We found that the phosphorylation levels of STAT3 in curcumin-treated MG-63 cells were decreased. JAK/STAT signaling has a central role in tumorigenesis; p-STAT3 activation contributes to cell proliferation by regulating expression of various genes required for cell proliferation. After activation by cytokine-mediated transphosphorylation, JAK2 triggers the phosphorylation of STAT3 proteins. JAK2 is involved in epithelial–mesenchymal transition and promotes the metastasis of several types of cancer cell. JAK2 phosphorylation was decreased significantly in curcumin-treated groups, especially in the high-concentration groups (10 and 20 µM), similar to STAT3 phosphorylation. This observation suggests that curcumin exerts its effects by inhibiting JAK2 phosphorylation (and thus inhibiting STAT3 phosphorylation) without affecting expression of both proteins in MG-63 cells.

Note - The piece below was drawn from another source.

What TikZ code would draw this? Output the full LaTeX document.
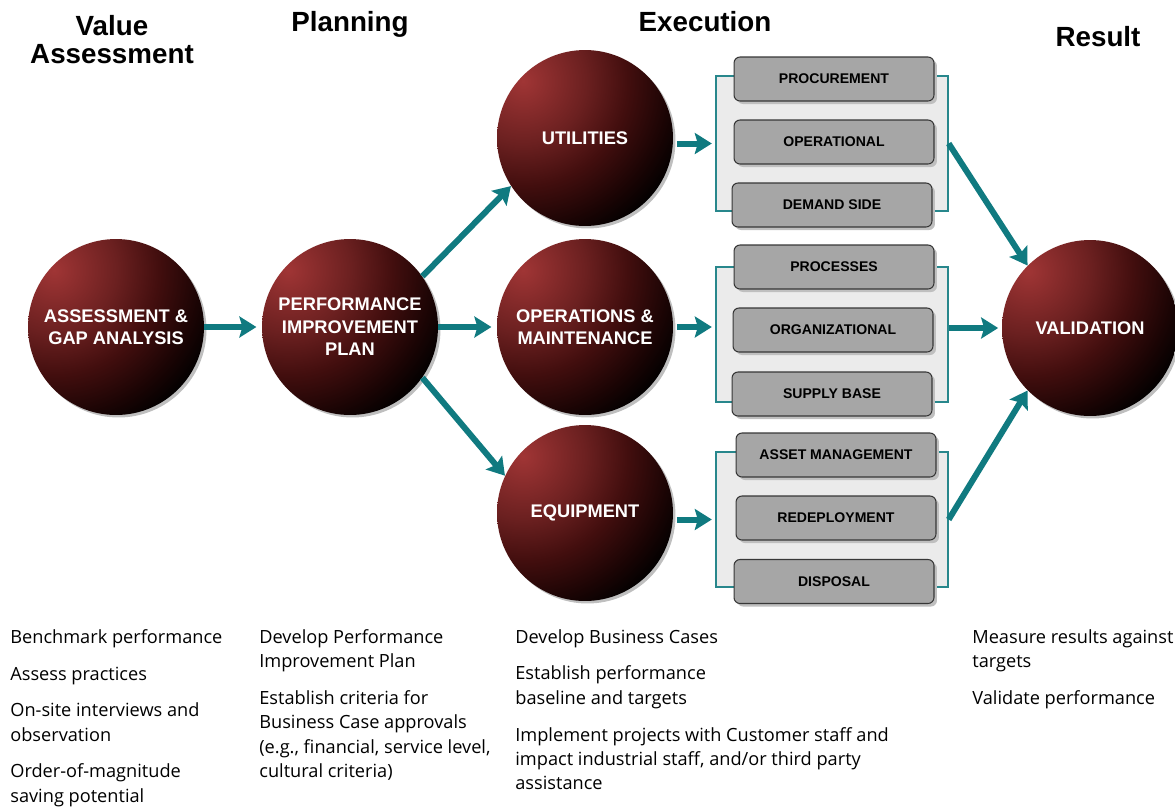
\documentclass[tikz,border=0pt]{standalone}
\usepackage{fontspec}
\setmainfont{Open Sans}
\newfontfamily\arialfont{Liberation Sans}
\usepackage{tikz}
\usetikzlibrary{positioning,shadows,arrows.meta,shapes,calc}

\definecolor{tealArrow}{RGB}{16,122,128}
\definecolor{tealLine}{RGB}{40,135,140}
\definecolor{panelGray}{RGB}{235,235,235}
\definecolor{boxGray}{RGB}{166,166,166}
\definecolor{boxLine}{RGB}{55,55,55}
\definecolor{ballA}{RGB}{160,53,53}
\definecolor{ballB}{RGB}{107,32,32}
\definecolor{ballC}{RGB}{66,14,14}
\definecolor{ballD}{RGB}{26,4,4}

% the central 50bp of a shading is what covers the path
\pgfdeclareradialshading{redglow}{\pgfpointorigin}{color(0bp)=(ballA); color(9bp)=(ballB); color(15bp)=(ballC); color(21bp)=(ballD); color(25bp)=(black); color(50bp)=(black)}

\tikzset {
    style A/.style={
        circle, % Set the shape as a circle
        minimum size=3.52cm,
        inner sep=0pt,
        align=center,
        text=white,
        font=\arialfont\bfseries\fontsize{10.4}{12.8}\selectfont,
        drop shadow={shadow xshift=0.05cm, shadow yshift=-0.05cm, fill=black!25, opacity=1},
        path picture={\shade[shading=redglow] ($(path picture bounding box.center)+(-62,-57)$) circle (3.5cm);},
    },
    style B/.style={
        rectangle, % Set the shape as a rectangle
        rounded corners=0.12cm,
        minimum width=4cm,
        minimum height=0.88cm,
        inner sep=0pt,
        fill=boxGray,
        draw=boxLine,
        line width=0.6pt,
        font=\arialfont\bfseries\fontsize{8}{9.6}\selectfont,
        drop shadow={shadow xshift=0.06cm, shadow yshift=-0.06cm, fill=black!25, opacity=1},
    },
    style C/.style={
        rectangle, % Set the shape as a rectangle
        minimum width=4.64cm,
        minimum height=2.7cm,
        inner sep=0pt,
        fill=panelGray,
        draw=tealLine,
        line width=0.8pt,
    },
    style D/.style={
        draw=tealArrow,
        line width=0.12cm,
        -{Stealth[length=0.34cm, width=0.42cm, inset=0.06cm]},
    },
    style E/.style={
        anchor=north west,
        align=left,
        inner sep=0pt,
        font=\fontsize{10.35}{13.9}\selectfont,
    },
    style F/.style={
        inner sep=0pt,
        align=center,
        font=\arialfont\bfseries\fontsize{15.8}{16.2}\selectfont,
    },
}

\begin{document}
\begin{tikzpicture}[x=0.02cm, y=-0.02cm]
        \useasboundingbox (0,0) rectangle (1175,809);

        % headings
        \node[style F, anchor=north] at (112,15) (valueHead) {Value\\Assessment};
        \node[style F, anchor=base] at (350,31) (planHead) {Planning};
        \node[style F, anchor=base] at (705,31) (execHead) {Execution};
        \node[style F, anchor=base] at (1098,46) (resultHead) {Result};

        % panels behind the boxes
        \node[style C] at (832,143.5) (panelU) {};
        \node[style C] at (832,334.5) (panelO) {};
        \node[style C] at (832,519.5) (panelE) {};

        \node[style B] at (834,79) (procure) {PROCUREMENT};
        \node[style B] at (834,142) (operational) {OPERATIONAL};
        \node[style B] at (832,205) (demand) {DEMAND SIDE};
        \node[style B] at (834,267) (processes) {PROCESSES};
        \node[style B] at (833,330) (organiz) {ORGANIZATIONAL};
        \node[style B] at (832,394) (supply) {SUPPLY BASE};
        \node[style B] at (836,455) (asset) {ASSET MANAGEMENT};
        \node[style B] at (836,518) (redeploy) {REDEPLOYMENT};
        \node[style B] at (834,581.5) (disposal) {DISPOSAL};

        % circles
        \node[style A] at (116,327) (assess) {ASSESSMENT \&\\GAP ANALYSIS};
        \node[style A] at (350,327) (plan) {PERFORMANCE\\IMPROVEMENT\\PLAN};
        \node[style A] at (585,138) (util) {UTILITIES};
        \node[style A] at (585,327) (ops) {OPERATIONS \&\\MAINTENANCE};
        \node[style A] at (585,513) (equip) {EQUIPMENT};
        \node[style A] at (1090,328) (valid) {VALIDATION};

        \draw[style D, shorten >=3] (assess) -- (plan);
        \draw[style D] (plan.35) -- (util.213);
        \draw[style D, shorten >=3] (plan) -- (ops);
        \draw[style D] (plan.-35) -- (equip.155);
        \draw[style D, shorten <=2, shorten >=2] (util.east |- panelU.west) -- (panelU.west);
        \draw[style D, shorten <=2, shorten >=2] (ops.east) -- (ops.east -| panelO.west);
        \draw[style D, shorten <=2, shorten >=2] (equip.east |- panelE.west) -- (panelE.west);
        \draw[style D] (panelU.east) -- (valid.135);
        \draw[style D, shorten >=2] (valid.west -| panelO.east) -- (valid.west);
        \draw[style D] (panelE.east) -- (valid.225);

        % notes under each column
        \node[style E] at (10,629) (assessNotes) {Benchmark performance\\[7pt]
            Assess practices\\[7pt]
            On-site interviews and\\observation\\[7pt]
            Order-of-magnitude\\saving potential};
        \node[style E] at (259,629) (planNotes) {Develop Performance\\Improvement Plan\\[7pt]
            Establish criteria for\\Business Case approvals\\(e.g., financial, service level,\\cultural criteria)};
        \node[style E] at (515,629) (execNotes) {Develop Business Cases\\[7pt]
            Establish performance\\baseline and targets\\[7pt]
            Implement projects with Customer staff and\\impact industrial staff, and/or third party\\assistance};
        \node[style E] at (972,629) (resultNotes) {Measure results against\\targets\\[7pt]
            Validate performance};
    \end{tikzpicture}
\end{document}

Aberrant activation of JAK/STAT signaling has been documented in cancers of the head and neck,33 breast,34 and prostate gland35 and in OS.36,37 Few reports have focused on the role of JAK/STAT signaling in OS. Gerland et al38 found that growth hormone induced expression of the JAK/STAT negative-regulatory proteins, which was inhibited by 1-alpha, 25-dihydroxyvitamin D. Sandoval-Usme et al reported that imvastatin decreases the proliferation, migration, and invasion of OS cells in a time- and dose-dependent manner through the JAK/STAT pathway.36 We found a positive correlation between expression of p-JAK2 and STAT3, and both were closely related to lung metastasis.

Conclusion

We showed curcumin to be an antitumor agent. Curcumin-mediated inhibition of the proliferation and migration of MG-63 cells was associated with inactivation of JAK/STAT signaling. Expression of JAK2 and STAT3 was much higher in OS patients with lung metastasis than in OS patients without metastasis. Downregulation of JAK/STAT signaling by curcumin could be a new strategy for OS treatment.